____ PROVIDED MATERIAL
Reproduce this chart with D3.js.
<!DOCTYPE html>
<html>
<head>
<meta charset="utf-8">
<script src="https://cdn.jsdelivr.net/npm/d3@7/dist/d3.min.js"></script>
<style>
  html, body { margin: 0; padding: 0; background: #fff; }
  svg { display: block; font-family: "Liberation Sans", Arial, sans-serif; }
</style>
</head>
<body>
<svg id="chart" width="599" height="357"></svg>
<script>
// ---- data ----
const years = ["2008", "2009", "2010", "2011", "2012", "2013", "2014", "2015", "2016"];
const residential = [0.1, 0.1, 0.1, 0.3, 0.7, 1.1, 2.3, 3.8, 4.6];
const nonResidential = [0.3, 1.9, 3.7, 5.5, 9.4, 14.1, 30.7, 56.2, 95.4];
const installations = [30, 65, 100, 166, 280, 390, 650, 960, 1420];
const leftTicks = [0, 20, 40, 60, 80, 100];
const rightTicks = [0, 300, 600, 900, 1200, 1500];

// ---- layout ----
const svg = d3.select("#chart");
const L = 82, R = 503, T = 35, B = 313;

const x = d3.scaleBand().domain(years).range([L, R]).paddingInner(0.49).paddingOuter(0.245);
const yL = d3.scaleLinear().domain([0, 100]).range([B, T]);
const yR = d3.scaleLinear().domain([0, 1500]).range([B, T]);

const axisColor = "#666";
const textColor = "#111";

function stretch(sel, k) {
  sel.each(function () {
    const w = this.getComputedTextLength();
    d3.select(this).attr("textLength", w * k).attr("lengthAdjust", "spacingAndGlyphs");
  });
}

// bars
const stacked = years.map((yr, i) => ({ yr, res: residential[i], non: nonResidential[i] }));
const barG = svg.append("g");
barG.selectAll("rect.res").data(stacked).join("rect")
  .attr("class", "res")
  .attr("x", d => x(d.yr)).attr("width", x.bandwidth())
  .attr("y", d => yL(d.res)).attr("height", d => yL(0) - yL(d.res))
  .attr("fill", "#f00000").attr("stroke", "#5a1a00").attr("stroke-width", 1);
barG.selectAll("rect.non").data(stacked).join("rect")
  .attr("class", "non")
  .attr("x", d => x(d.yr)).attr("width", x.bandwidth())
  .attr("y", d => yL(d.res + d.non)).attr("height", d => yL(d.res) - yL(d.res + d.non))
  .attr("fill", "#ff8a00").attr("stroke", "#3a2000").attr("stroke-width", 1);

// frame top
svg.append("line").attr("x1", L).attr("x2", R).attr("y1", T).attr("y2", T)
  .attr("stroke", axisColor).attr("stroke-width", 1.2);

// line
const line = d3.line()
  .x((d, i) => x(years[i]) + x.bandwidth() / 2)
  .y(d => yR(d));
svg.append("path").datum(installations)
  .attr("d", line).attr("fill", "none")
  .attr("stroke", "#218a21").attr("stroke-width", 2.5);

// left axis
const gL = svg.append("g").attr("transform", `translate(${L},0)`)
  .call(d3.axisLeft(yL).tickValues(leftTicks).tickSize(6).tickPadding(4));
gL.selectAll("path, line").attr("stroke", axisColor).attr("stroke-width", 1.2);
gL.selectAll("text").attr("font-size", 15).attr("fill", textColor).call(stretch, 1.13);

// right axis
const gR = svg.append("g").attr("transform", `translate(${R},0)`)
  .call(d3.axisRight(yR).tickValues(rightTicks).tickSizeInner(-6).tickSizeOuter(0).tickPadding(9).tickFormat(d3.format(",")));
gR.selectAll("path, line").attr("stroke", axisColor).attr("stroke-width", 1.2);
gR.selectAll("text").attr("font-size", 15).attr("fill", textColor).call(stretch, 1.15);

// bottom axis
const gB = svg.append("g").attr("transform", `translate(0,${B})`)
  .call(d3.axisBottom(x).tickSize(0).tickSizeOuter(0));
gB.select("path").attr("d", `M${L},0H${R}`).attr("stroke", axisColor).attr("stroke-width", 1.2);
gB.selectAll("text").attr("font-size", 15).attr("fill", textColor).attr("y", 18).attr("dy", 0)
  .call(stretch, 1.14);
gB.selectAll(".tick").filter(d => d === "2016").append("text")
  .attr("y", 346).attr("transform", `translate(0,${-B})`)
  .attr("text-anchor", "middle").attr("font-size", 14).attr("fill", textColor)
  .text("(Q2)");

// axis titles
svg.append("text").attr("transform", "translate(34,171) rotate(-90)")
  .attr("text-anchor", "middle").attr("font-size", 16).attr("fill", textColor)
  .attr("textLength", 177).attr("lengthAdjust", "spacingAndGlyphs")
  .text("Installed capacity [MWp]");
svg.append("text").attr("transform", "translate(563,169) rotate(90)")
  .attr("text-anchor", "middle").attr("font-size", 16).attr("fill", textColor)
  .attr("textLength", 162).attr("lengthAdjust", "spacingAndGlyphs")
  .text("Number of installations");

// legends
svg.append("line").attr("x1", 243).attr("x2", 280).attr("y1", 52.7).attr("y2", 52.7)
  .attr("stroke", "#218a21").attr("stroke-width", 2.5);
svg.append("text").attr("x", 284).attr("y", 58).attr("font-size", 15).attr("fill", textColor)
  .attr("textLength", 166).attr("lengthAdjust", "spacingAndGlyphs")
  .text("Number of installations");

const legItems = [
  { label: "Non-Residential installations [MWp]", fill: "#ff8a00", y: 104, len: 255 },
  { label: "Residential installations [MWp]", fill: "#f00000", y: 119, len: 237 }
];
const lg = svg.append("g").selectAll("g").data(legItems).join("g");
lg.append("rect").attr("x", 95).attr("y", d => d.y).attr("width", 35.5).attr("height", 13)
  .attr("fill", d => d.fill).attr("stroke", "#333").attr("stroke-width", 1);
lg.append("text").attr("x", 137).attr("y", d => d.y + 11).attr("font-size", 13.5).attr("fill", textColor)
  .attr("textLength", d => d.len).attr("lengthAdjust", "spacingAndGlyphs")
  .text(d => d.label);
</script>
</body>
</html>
________
_EXERCISE REQUIREMENTS_
Write out the data exactly as it stands.

_RESULT FOR THIS EXERCISE_
Reproduce this chart with D3.js.
<!DOCTYPE html>
<html>
<head>
<meta charset="utf-8">
<script src="https://cdn.jsdelivr.net/npm/d3@7/dist/d3.min.js"></script>
<style>
  html, body { margin: 0; padding: 0; background: #fff; }
  svg { display: block; font-family: "Liberation Sans", Arial, sans-serif; }
</style>
</head>
<body>
<svg id="chart" width="599" height="357"></svg>
<script>
// ---- data ----
const years = ["2008", "2009", "2010", "2011", "2012", "2013", "2014", "2015", "2016"];
const residential = [0.1, 0.1, 0.1, 0.3, 0.7, 1.1, 2.3, 3.8, 4.6];
const nonResidential = [0.3, 1.9, 3.7, 5.5, 9.4, 14.1, 30.7, 56.2, 95.4];
const installations = [30, 65, 100, 166, 280, 390, 650, 960, 1420];
const leftTicks = [0, 20, 40, 60, 80, 100];
const rightTicks = [0, 300, 600, 900, 1200, 1500];

// ---- layout ----
const svg = d3.select("#chart");
const L = 82, R = 503, T = 35, B = 313;

const x = d3.scaleBand().domain(years).range([L, R]).paddingInner(0.49).paddingOuter(0.245);
const yL = d3.scaleLinear().domain([0, 100]).range([B, T]);
const yR = d3.scaleLinear().domain([0, 1500]).range([B, T]);

const axisColor = "#666";
const textColor = "#111";

function stretch(sel, k) {
  sel.each(function () {
    const w = this.getComputedTextLength();
    d3.select(this).attr("textLength", w * k).attr("lengthAdjust", "spacingAndGlyphs");
  });
}

// bars
const stacked = years.map((yr, i) => ({ yr, res: residential[i], non: nonResidential[i] }));
const barG = svg.append("g");
barG.selectAll("rect.res").data(stacked).join("rect")
  .attr("class", "res")
  .attr("x", d => x(d.yr)).attr("width", x.bandwidth())
  .attr("y", d => yL(d.res)).attr("height", d => yL(0) - yL(d.res))
  .attr("fill", "#f00000").attr("stroke", "#5a1a00").attr("stroke-width", 1);
barG.selectAll("rect.non").data(stacked).join("rect")
  .attr("class", "non")
  .attr("x", d => x(d.yr)).attr("width", x.bandwidth())
  .attr("y", d => yL(d.res + d.non)).attr("height", d => yL(d.res) - yL(d.res + d.non))
  .attr("fill", "#ff8a00").attr("stroke", "#3a2000").attr("stroke-width", 1);

// frame top
svg.append("line").attr("x1", L).attr("x2", R).attr("y1", T).attr("y2", T)
  .attr("stroke", axisColor).attr("stroke-width", 1.2);

// line
const line = d3.line()
  .x((d, i) => x(years[i]) + x.bandwidth() / 2)
  .y(d => yR(d));
svg.append("path").datum(installations)
  .attr("d", line).attr("fill", "none")
  .attr("stroke", "#218a21").attr("stroke-width", 2.5);

// left axis
const gL = svg.append("g").attr("transform", `translate(${L},0)`)
  .call(d3.axisLeft(yL).tickValues(leftTicks).tickSize(6).tickPadding(4));
gL.selectAll("path, line").attr("stroke", axisColor).attr("stroke-width", 1.2);
gL.selectAll("text").attr("font-size", 15).attr("fill", textColor).call(stretch, 1.13);

// right axis
const gR = svg.append("g").attr("transform", `translate(${R},0)`)
  .call(d3.axisRight(yR).tickValues(rightTicks).tickSizeInner(-6).tickSizeOuter(0).tickPadding(9).tickFormat(d3.format(",")));
gR.selectAll("path, line").attr("stroke", axisColor).attr("stroke-width", 1.2);
gR.selectAll("text").attr("font-size", 15).attr("fill", textColor).call(stretch, 1.15);

// bottom axis
const gB = svg.append("g").attr("transform", `translate(0,${B})`)
  .call(d3.axisBottom(x).tickSize(0).tickSizeOuter(0));
gB.select("path").attr("d", `M${L},0H${R}`).attr("stroke", axisColor).attr("stroke-width", 1.2);
gB.selectAll("text").attr("font-size", 15).attr("fill", textColor).attr("y", 18).attr("dy", 0)
  .call(stretch, 1.14);
gB.selectAll(".tick").filter(d => d === "2016").append("text")
  .attr("y", 346).attr("transform", `translate(0,${-B})`)
  .attr("text-anchor", "middle").attr("font-size", 14).attr("fill", textColor)
  .text("(Q2)");

// axis titles
svg.append("text").attr("transform", "translate(34,171) rotate(-90)")
  .attr("text-anchor", "middle").attr("font-size", 16).attr("fill", textColor)
  .attr("textLength", 177).attr("lengthAdjust", "spacingAndGlyphs")
  .text("Installed capacity [MWp]");
svg.append("text").attr("transform", "translate(563,169) rotate(90)")
  .attr("text-anchor", "middle").attr("font-size", 16).attr("fill", textColor)
  .attr("textLength", 162).attr("lengthAdjust", "spacingAndGlyphs")
  .text("Number of installations");

// legends
svg.append("line").attr("x1", 243).attr("x2", 280).attr("y1", 52.7).attr("y2", 52.7)
  .attr("stroke", "#218a21").attr("stroke-width", 2.5);
svg.append("text").attr("x", 284).attr("y", 58).attr("font-size", 15).attr("fill", textColor)
  .attr("textLength", 166).attr("lengthAdjust", "spacingAndGlyphs")
  .text("Number of installations");

const legItems = [
  { label: "Non-Residential installations [MWp]", fill: "#ff8a00", y: 104, len: 255 },
  { label: "Residential installations [MWp]", fill: "#f00000", y: 119, len: 237 }
];
const lg = svg.append("g").selectAll("g").data(legItems).join("g");
lg.append("rect").attr("x", 95).attr("y", d => d.y).attr("width", 35.5).attr("height", 13)
  .attr("fill", d => d.fill).attr("stroke", "#333").attr("stroke-width", 1);
lg.append("text").attr("x", 137).attr("y", d => d.y + 11).attr("font-size", 13.5).attr("fill", textColor)
  .attr("textLength", d => d.len).attr("lengthAdjust", "spacingAndGlyphs")
  .text(d => d.label);
</script>
</body>
</html>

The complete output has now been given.